GIVEN INFORMATION
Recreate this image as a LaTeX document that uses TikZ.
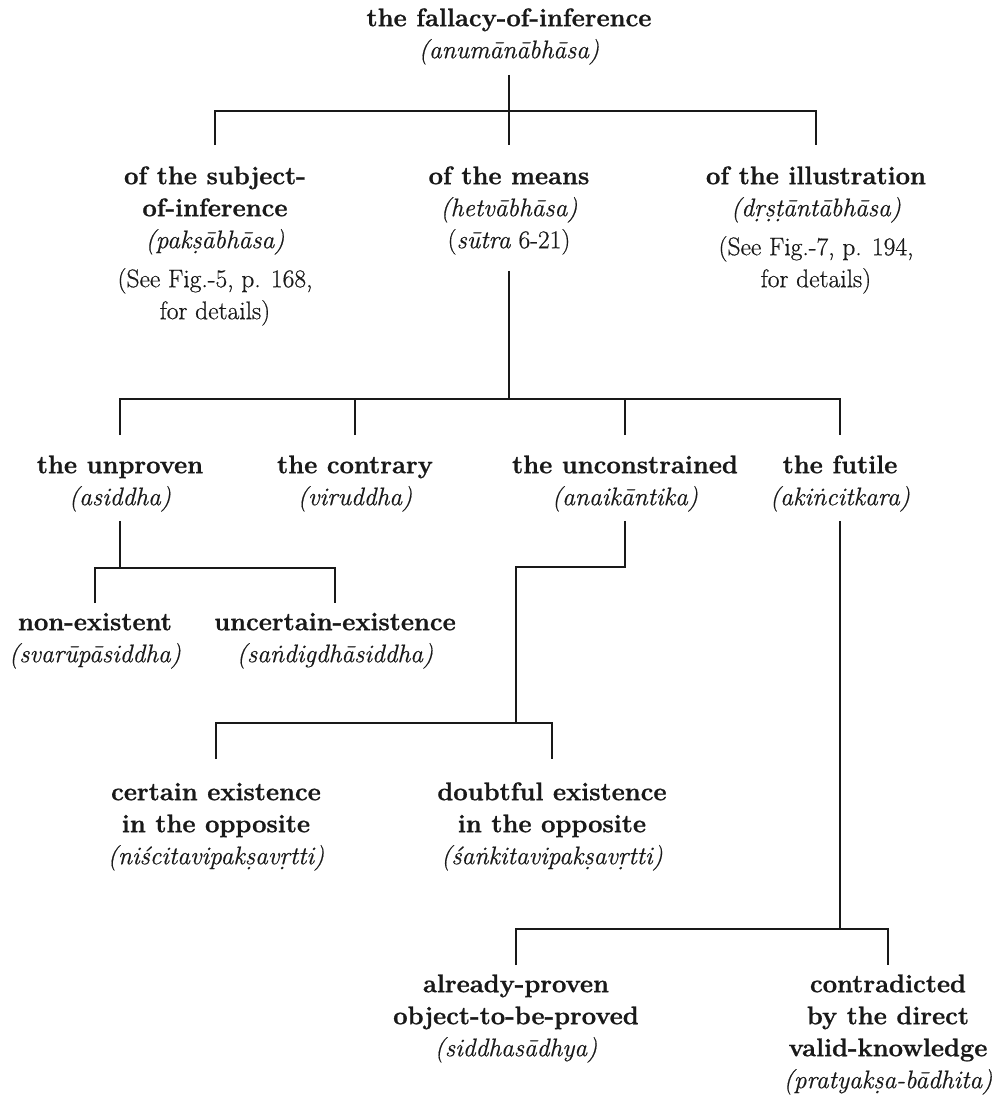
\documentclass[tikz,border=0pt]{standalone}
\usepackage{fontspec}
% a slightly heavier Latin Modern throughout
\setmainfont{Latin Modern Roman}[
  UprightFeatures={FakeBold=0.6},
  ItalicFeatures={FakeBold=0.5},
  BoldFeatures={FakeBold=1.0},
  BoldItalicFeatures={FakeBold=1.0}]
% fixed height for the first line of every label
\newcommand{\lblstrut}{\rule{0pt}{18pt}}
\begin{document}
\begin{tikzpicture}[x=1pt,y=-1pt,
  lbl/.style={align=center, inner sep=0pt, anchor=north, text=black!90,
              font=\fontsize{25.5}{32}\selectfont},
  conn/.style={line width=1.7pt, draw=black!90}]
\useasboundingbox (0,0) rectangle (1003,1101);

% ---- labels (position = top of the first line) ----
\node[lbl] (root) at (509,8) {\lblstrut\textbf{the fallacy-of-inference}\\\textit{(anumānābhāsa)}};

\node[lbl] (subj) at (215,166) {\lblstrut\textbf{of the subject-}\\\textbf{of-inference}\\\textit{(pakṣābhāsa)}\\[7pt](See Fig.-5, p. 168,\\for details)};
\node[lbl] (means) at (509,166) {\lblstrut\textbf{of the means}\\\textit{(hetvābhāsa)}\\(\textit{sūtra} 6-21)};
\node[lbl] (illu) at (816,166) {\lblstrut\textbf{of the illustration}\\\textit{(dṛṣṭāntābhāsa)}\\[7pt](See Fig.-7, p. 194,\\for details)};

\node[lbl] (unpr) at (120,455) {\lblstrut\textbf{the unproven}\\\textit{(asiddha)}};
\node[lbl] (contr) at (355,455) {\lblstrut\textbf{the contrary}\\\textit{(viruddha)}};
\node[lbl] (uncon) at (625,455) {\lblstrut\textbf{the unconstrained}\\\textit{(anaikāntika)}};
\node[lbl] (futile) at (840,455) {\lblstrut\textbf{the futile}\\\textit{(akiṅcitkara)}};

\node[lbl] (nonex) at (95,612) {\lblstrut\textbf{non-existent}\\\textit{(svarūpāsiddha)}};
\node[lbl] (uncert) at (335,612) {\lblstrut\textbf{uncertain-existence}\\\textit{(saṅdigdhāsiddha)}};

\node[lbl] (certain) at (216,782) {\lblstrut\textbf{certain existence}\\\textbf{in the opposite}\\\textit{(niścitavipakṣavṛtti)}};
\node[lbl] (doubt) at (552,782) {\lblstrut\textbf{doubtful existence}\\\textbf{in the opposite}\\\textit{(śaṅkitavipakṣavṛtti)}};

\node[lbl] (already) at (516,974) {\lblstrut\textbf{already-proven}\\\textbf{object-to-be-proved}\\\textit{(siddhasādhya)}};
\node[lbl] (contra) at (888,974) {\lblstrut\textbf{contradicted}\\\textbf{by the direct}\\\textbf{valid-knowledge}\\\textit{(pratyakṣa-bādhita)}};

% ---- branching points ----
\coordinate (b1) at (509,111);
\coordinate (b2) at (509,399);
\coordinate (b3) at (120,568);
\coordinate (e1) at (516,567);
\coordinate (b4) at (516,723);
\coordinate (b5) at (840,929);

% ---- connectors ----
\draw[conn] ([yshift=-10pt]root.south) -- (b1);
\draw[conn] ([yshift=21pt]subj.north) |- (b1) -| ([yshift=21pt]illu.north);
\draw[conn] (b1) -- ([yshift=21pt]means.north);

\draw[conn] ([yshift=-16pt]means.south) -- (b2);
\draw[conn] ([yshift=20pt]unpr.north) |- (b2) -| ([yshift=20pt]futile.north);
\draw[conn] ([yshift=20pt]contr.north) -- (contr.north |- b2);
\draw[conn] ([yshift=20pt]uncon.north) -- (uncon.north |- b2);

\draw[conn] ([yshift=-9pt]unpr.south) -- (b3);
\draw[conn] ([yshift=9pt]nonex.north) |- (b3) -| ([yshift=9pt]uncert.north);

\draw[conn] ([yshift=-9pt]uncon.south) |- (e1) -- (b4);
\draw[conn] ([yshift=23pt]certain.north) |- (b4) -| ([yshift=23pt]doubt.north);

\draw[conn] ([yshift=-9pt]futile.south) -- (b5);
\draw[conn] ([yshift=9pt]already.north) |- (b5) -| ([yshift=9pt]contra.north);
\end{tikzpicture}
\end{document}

TASK TO COMPLETE
What is needed is an exact reproduction of the data, pictures excluded.

RIGHT ANSWER
Recreate this image as a LaTeX document that uses TikZ.
\documentclass[tikz,border=0pt]{standalone}
\usepackage{fontspec}
% a slightly heavier Latin Modern throughout
\setmainfont{Latin Modern Roman}[
  UprightFeatures={FakeBold=0.6},
  ItalicFeatures={FakeBold=0.5},
  BoldFeatures={FakeBold=1.0},
  BoldItalicFeatures={FakeBold=1.0}]
% fixed height for the first line of every label
\newcommand{\lblstrut}{\rule{0pt}{18pt}}
\begin{document}
\begin{tikzpicture}[x=1pt,y=-1pt,
  lbl/.style={align=center, inner sep=0pt, anchor=north, text=black!90,
              font=\fontsize{25.5}{32}\selectfont},
  conn/.style={line width=1.7pt, draw=black!90}]
\useasboundingbox (0,0) rectangle (1003,1101);

% ---- labels (position = top of the first line) ----
\node[lbl] (root) at (509,8) {\lblstrut\textbf{the fallacy-of-inference}\\\textit{(anumānābhāsa)}};

\node[lbl] (subj) at (215,166) {\lblstrut\textbf{of the subject-}\\\textbf{of-inference}\\\textit{(pakṣābhāsa)}\\[7pt](See Fig.-5, p. 168,\\for details)};
\node[lbl] (means) at (509,166) {\lblstrut\textbf{of the means}\\\textit{(hetvābhāsa)}\\(\textit{sūtra} 6-21)};
\node[lbl] (illu) at (816,166) {\lblstrut\textbf{of the illustration}\\\textit{(dṛṣṭāntābhāsa)}\\[7pt](See Fig.-7, p. 194,\\for details)};

\node[lbl] (unpr) at (120,455) {\lblstrut\textbf{the unproven}\\\textit{(asiddha)}};
\node[lbl] (contr) at (355,455) {\lblstrut\textbf{the contrary}\\\textit{(viruddha)}};
\node[lbl] (uncon) at (625,455) {\lblstrut\textbf{the unconstrained}\\\textit{(anaikāntika)}};
\node[lbl] (futile) at (840,455) {\lblstrut\textbf{the futile}\\\textit{(akiṅcitkara)}};

\node[lbl] (nonex) at (95,612) {\lblstrut\textbf{non-existent}\\\textit{(svarūpāsiddha)}};
\node[lbl] (uncert) at (335,612) {\lblstrut\textbf{uncertain-existence}\\\textit{(saṅdigdhāsiddha)}};

\node[lbl] (certain) at (216,782) {\lblstrut\textbf{certain existence}\\\textbf{in the opposite}\\\textit{(niścitavipakṣavṛtti)}};
\node[lbl] (doubt) at (552,782) {\lblstrut\textbf{doubtful existence}\\\textbf{in the opposite}\\\textit{(śaṅkitavipakṣavṛtti)}};

\node[lbl] (already) at (516,974) {\lblstrut\textbf{already-proven}\\\textbf{object-to-be-proved}\\\textit{(siddhasādhya)}};
\node[lbl] (contra) at (888,974) {\lblstrut\textbf{contradicted}\\\textbf{by the direct}\\\textbf{valid-knowledge}\\\textit{(pratyakṣa-bādhita)}};

% ---- branching points ----
\coordinate (b1) at (509,111);
\coordinate (b2) at (509,399);
\coordinate (b3) at (120,568);
\coordinate (e1) at (516,567);
\coordinate (b4) at (516,723);
\coordinate (b5) at (840,929);

% ---- connectors ----
\draw[conn] ([yshift=-10pt]root.south) -- (b1);
\draw[conn] ([yshift=21pt]subj.north) |- (b1) -| ([yshift=21pt]illu.north);
\draw[conn] (b1) -- ([yshift=21pt]means.north);

\draw[conn] ([yshift=-16pt]means.south) -- (b2);
\draw[conn] ([yshift=20pt]unpr.north) |- (b2) -| ([yshift=20pt]futile.north);
\draw[conn] ([yshift=20pt]contr.north) -- (contr.north |- b2);
\draw[conn] ([yshift=20pt]uncon.north) -- (uncon.north |- b2);

\draw[conn] ([yshift=-9pt]unpr.south) -- (b3);
\draw[conn] ([yshift=9pt]nonex.north) |- (b3) -| ([yshift=9pt]uncert.north);

\draw[conn] ([yshift=-9pt]uncon.south) |- (e1) -- (b4);
\draw[conn] ([yshift=23pt]certain.north) |- (b4) -| ([yshift=23pt]doubt.north);

\draw[conn] ([yshift=-9pt]futile.south) -- (b5);
\draw[conn] ([yshift=9pt]already.north) |- (b5) -| ([yshift=9pt]contra.north);
\end{tikzpicture}
\end{document}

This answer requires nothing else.